The honest answer though, is that isn’t the best question. Here’s why — and what you should be asking instead.

More Images Isn’t Always Better

There’s a persistent assumption that a higher image count means a more productive shoot. In reality, the opposite is often true. A studio day spent chasing volume tends to produce a large batch of similar, underdeveloped shots. A day built around a clear brief and deliberate setups produces fewer images — but ones that actually do the job.

Think about it from a usage perspective. A campaign typically needs a hero image, a handful of supporting shots, and a few crops for different formats. That might be ten to fifteen truly purposeful images. If you walk away with 200 files, you haven’t got more value — you’ve got an editing problem.

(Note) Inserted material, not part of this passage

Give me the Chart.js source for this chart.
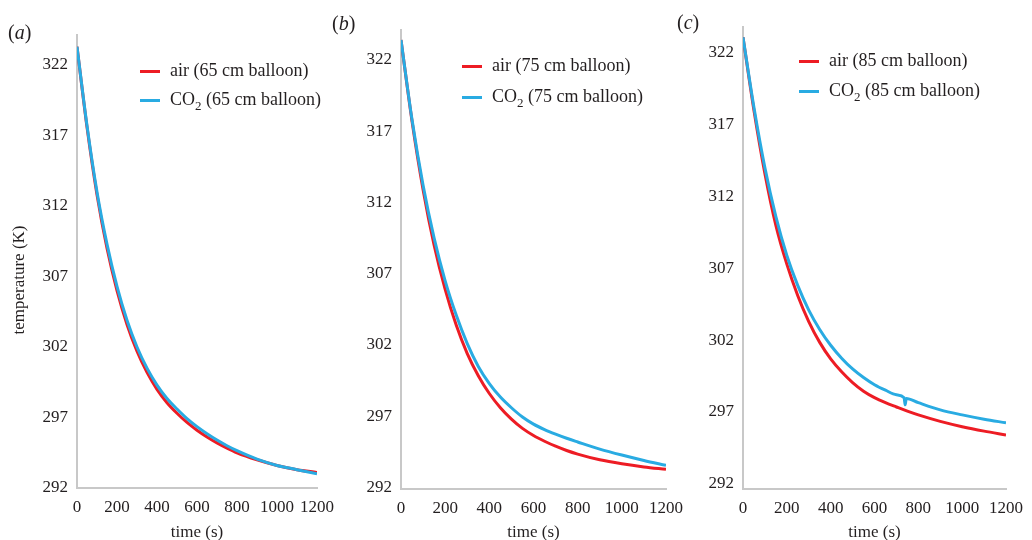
<!DOCTYPE html>
<html>
<head>
  <title>Balloon cooling curves</title>
  <script src="https://cdn.jsdelivr.net/npm/chart.js"></script>
  <style>
    body { margin: 0; background: #fff; }
    #wrap { position: relative; width: 1032px; height: 540px; font-family: "Liberation Serif", serif; color: #231f20; }
    canvas { position: absolute; left: 0; top: 0; }
    .tag { position: absolute; font-size: 20px; line-height: 20px; }
    .leg { position: absolute; font-size: 18px; line-height: 18px; white-space: nowrap; }
    .sw { display: inline-block; width: 20px; height: 3px; vertical-align: middle; margin-right: 10px; }
    .ytitle { position: absolute; font-size: 17px; line-height: 17px; white-space: nowrap; transform: translate(-50%, -50%) rotate(-90deg); }
  </style>
</head>
<body>
<div id="wrap">
  <canvas id="chartA" width="1032" height="540"></canvas>
  <canvas id="chartB" width="1032" height="540"></canvas>
  <canvas id="chartC" width="1032" height="540"></canvas>

  <div class="tag" style="left:8px; top:22px;">(<i>a</i>)</div>
  <div class="tag" style="left:332px; top:13px;">(<i>b</i>)</div>
  <div class="tag" style="left:677px; top:12px;">(<i>c</i>)</div>

  <div class="ytitle" style="left:18px; top:280px;">temperature (K)</div>

  <div class="leg" style="left:140px; top:61px;"><span class="sw" style="background:#ed1c24"></span>air (65 cm balloon)</div>
  <div class="leg" style="left:140px; top:90px;"><span class="sw" style="background:#29abe2"></span>CO<sub style="font-size:13px">2</sub> (65 cm balloon)</div>
  <div class="leg" style="left:462px; top:56px;"><span class="sw" style="background:#ed1c24"></span>air (75 cm balloon)</div>
  <div class="leg" style="left:462px; top:87px;"><span class="sw" style="background:#29abe2"></span>CO<sub style="font-size:13px">2</sub> (75 cm balloon)</div>
  <div class="leg" style="left:799px; top:51px;"><span class="sw" style="background:#ed1c24"></span>air (85 cm balloon)</div>
  <div class="leg" style="left:799px; top:81px;"><span class="sw" style="background:#29abe2"></span>CO<sub style="font-size:13px">2</sub> (85 cm balloon)</div>
</div>
<script>
  // time (s) and temperature (K)
  const timeS = [0, 50, 100, 150, 200, 250, 300, 350, 400, 450, 500, 550, 600, 650, 700, 750, 800, 900, 1000, 1100, 1200];

  const air65 = [323.3, 317.6, 312.8, 309.0, 306.0, 303.6, 301.7, 300.2, 299.0, 298.05, 297.3, 296.65, 296.1, 295.62, 295.2, 294.83, 294.5, 294.0, 293.6, 293.3, 293.1];
  const co265 = [323.3, 317.7, 313.0, 309.3, 306.3, 303.9, 302.0, 300.5, 299.3, 298.35, 297.6, 296.92, 296.35, 295.85, 295.4, 295.0, 294.65, 294.05, 293.6, 293.3, 293.0];

  const air75 = [323.4, 317.7, 312.9, 309.0, 305.9, 303.4, 301.4, 299.85, 298.6, 297.6, 296.8, 296.15, 295.65, 295.25, 294.9, 294.6, 294.35, 293.95, 293.67, 293.45, 293.28];
  const co275 = [323.4, 317.8, 313.2, 309.5, 306.5, 304.1, 302.1, 300.5, 299.3, 298.35, 297.6, 296.95, 296.45, 296.07, 295.75, 295.46, 295.2, 294.7, 294.28, 293.9, 293.56];

  const air85 = [323.1, 318.0, 313.6, 310.0, 307.3, 305.1, 303.3, 301.85, 300.7, 299.8, 299.05, 298.45, 298.0, 297.65, 297.35, 297.06, 296.8, 296.35, 295.98, 295.67, 295.4];
  const timeCO285 = [0, 50, 100, 150, 200, 250, 300, 350, 400, 450, 500, 550, 600, 650, 700, 735, 740, 745, 800, 900, 1000, 1100, 1200];
  const co285 = [323.1, 318.2, 314.0, 310.6, 307.9, 305.8, 304.1, 302.75, 301.65, 300.75, 300.0, 299.4, 298.9, 298.52, 298.2, 298.0, 297.5, 297.95, 297.65, 297.15, 296.8, 296.5, 296.25];

  const yTicks = [292, 297, 302, 307, 312, 317, 322];
  const xTicks = [0, 200, 400, 600, 800, 1000, 1200];

  const RED = '#ed1c24';
  const BLUE = '#29abe2';
  const AXIS = '#c8c8c8';
  const FONT = 'Liberation Serif';

  function pts(xs, ys) {
    return xs.map((x, i) => ({ x: x, y: ys[i] }));
  }

  function makePanel(id, box, yMin, yMax, airX, airY, co2X, co2Y) {
    const yW = 70;
    new Chart(document.getElementById(id), {
      type: 'line',
      data: {
        datasets: [
          { label: 'CO2', data: pts(co2X, co2Y), borderColor: BLUE, borderWidth: 3, pointRadius: 0, fill: false, cubicInterpolationMode: 'monotone', order: 0 },
          { label: 'air', data: pts(airX, airY), borderColor: RED, borderWidth: 3, pointRadius: 0, fill: false, cubicInterpolationMode: 'monotone', order: 1 }
        ]
      },
      options: {
        responsive: false,
        animation: false,
        events: [],
        layout: { padding: { left: box.left - yW, right: 1032 - box.right, top: box.top, bottom: 0 } },
        plugins: { legend: { display: false }, tooltip: { enabled: false } },
        scales: {
          x: {
            type: 'linear', min: 0, max: 1200,
            grid: { display: false, drawTicks: false },
            border: { display: true, color: AXIS, width: 2 },
            afterBuildTicks: s => { s.ticks = xTicks.map(v => ({ value: v })); },
            afterFit: s => { s.height = 540 - box.bottom; },
            ticks: { padding: 9, autoSkip: false, maxRotation: 0, color: '#231f20', font: { family: FONT, size: 17 }, callback: v => String(v) },
            title: { display: true, text: 'time (s)', color: '#231f20', padding: { top: 0, bottom: -1 }, font: { family: FONT, size: 17, lineHeight: 1 } }
          },
          y: {
            type: 'linear', min: yMin, max: yMax,
            grid: { display: false, drawTicks: false },
            border: { display: true, color: AXIS, width: 2 },
            afterBuildTicks: s => { s.ticks = yTicks.map(v => ({ value: v })); },
            afterFit: s => { s.width = yW; },
            ticks: { padding: 9, color: '#231f20', font: { family: FONT, size: 17 }, callback: v => String(v) }
          }
        }
      }
    });
  }

  makePanel('chartA', { left: 77, right: 317, top: 35, bottom: 488 }, 292, 324.13, timeS, air65, timeS, co265);
  makePanel('chartB', { left: 401, right: 666, top: 30, bottom: 489 }, 291.9, 324.1, timeS, air75, timeS, co275);
  makePanel('chartC', { left: 743, right: 1013, top: 27, bottom: 489 }, 291.64, 323.81, timeS, air85, timeCO285, co285);
</script>
</body>
</html>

It Depends on What You’re Shooting

There’s no universal answer because the type of work dictates the count. Here’s a rough guide:

E-commerce product photography

This is where higher volumes make sense. If you’re shooting a product range for an online store, you may need multiple angles per SKU — front, back, details. A focused shoot day could reasonably deliver 50–150 finished images across a range depending on the product type.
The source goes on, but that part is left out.